L'appel à tous que nous avons lancé le mois dernier pour trouver des maisons «figées dans le temps» nous a en effet valu une moisson étonnante d'intérieurs inspirés des années 50, soigneusement entretenus ou recréés de toutes pièces par d'increvables passionnés.

Isabelle Clément, blogueuse, inlassable écumeuse de petites annonces et consultante en design d'intérieur, en sait quelque chose. Son blogue De la ruelle au salon, essentiellement axé sur la récupération de meubles et d'objets rétro, a conquis 26 000 abonnés en trois ans! «J'ai été la première étonnée, dit-elle. La popularité de la série Mad Men a probablement contribué à la mode du mid-century. C'est, pour bien des gens, l'époque de leurs grands-parents, c'est lié à des souvenirs d'enfance... De plus, les difficultés économiques ont fait en sorte qu'on n'a plus honte d'acheter de seconde main, alors que c'était impensable il y a 20 ans. On se valorise quand on trouve un trésor pour pas cher sur Kijiji, quand on arrive à faire beaucoup avec peu. En ce sens, c'est une mode très porteuse puisqu'elle fait appel au recyclage et à la réutilisation. Personnellement, ça me plaît aussi parce que j'aime les objets qui ont une histoire. Ça donne un côté humain, plus personnel au décor.»

«Chaque génération choisit des choses qui la distinguent de la précédente, avance de son côté France Vanlaethem, professeure à l'École de design de l'UQAM. On ne choisit surtout pas les mêmes meubles que ses parents quand on emménage. Or, pour les trentenaires, les objets des années 50 et 60 ont un côté "exotique", excentrique, d'autant plus que leurs propres parents les ont rejetés.»

«De plus, avec le mobilier mid-century, on peut avoir des choses jolies, bien faites avec de beaux matériaux, qui ne sont pas des copies, alors que tout ce qui émane de l'école Bauhaus a été copié et recopié.»

Bref, chacun a ses raisons de vivre dans un passé qui n'a rien de révolu!

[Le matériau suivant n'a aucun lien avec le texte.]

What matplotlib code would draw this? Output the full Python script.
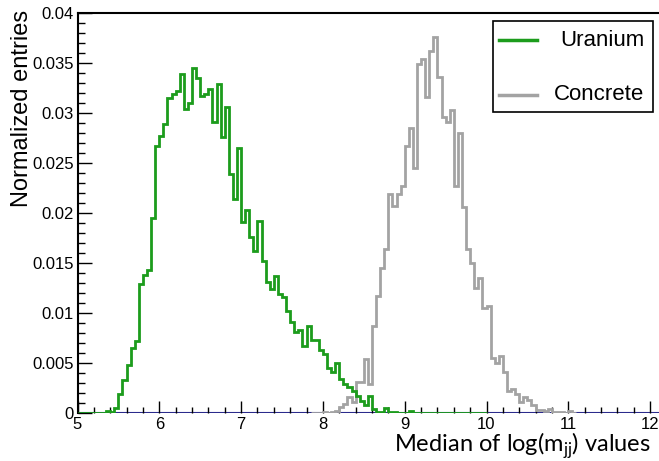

Saint-Jérôme: une cuisine à visiter

C'est la cuisine de Papa a raison - euh, de sa femme, en tout cas. Aujourd'hui, les connaisseurs se pâment pour ces armoires d'acier (oui madame, en acier!) aux couleurs de mini-guimauves, le logo du fabricant Youngstown à l'effigie de Diane chasseresse, les électroménagers assortis.

En fait, depuis sa construction en 1959, bien peu de choses ont changé dans ce bungalow de Saint-Jérôme. Ni la cuisine, ni la salle de bains aux couleurs pastel, ni les meubles, ni les luminaires aux allures de spoutnik. «Mon grand-père aimait le neuf, il aurait pu décider de tout transformer au bout de quelques années, mais pour ma grand-mère, il n'en était pas question, explique Mariane Grenier, actuelle propriétaire de la maison. Elle aimait ses affaires! Tellement que cette cuisine est la reproduction exacte de celle qu'elle avait rue Letourneux, dans Hochelaga, laquelle était elle-même une copie conforme de celle de leur première maison, rue Maplewood, dans Outremont.»

Vérification faite, la cuisine de la rue Letourneux, à l'étage d'un petit immeuble commercial, n'existe plus. On se dit que c'est un miracle si ce bijou de design américain a résisté à la tornade des années 80, qui a remplacé par de la mélamine blanche (ou pire, beige) tout ce qui ressemblait à quelque chose.

Instinct de conservation

Mais pas du tout. C'est que la grand-mère de Mariane Grenier avait un remarquable instinct de conservation, dans tous les sens du terme: elle a vécu jusqu'à l'âge de 96 ans dans cette demeure sans jamais rien y changer, et elle a pris de tout un soin de philatéliste. «C'est sans doute pour ça que je suis devenue muséologue!» dit Mariane dans un éclat de rire.

Et la muséologue, en l'occurrence, a trouvé dans cette maison un remarquable terrain de jeu. Ses grands-parents, Georgette et Lucien Reed, étaient des gens avant-gardistes, qui voyageaient beaucoup, sortaient souvent, avaient une vie sociale active. À la fois témoins privilégiés et acteurs en vue de leur époque (Lucien Reed était un homme d'affaires prospère), ils ont laissé derrière eux des milliers d'objets, de souvenirs, de photos, de documents, que Mariane n'a pas encore fini d'inventorier.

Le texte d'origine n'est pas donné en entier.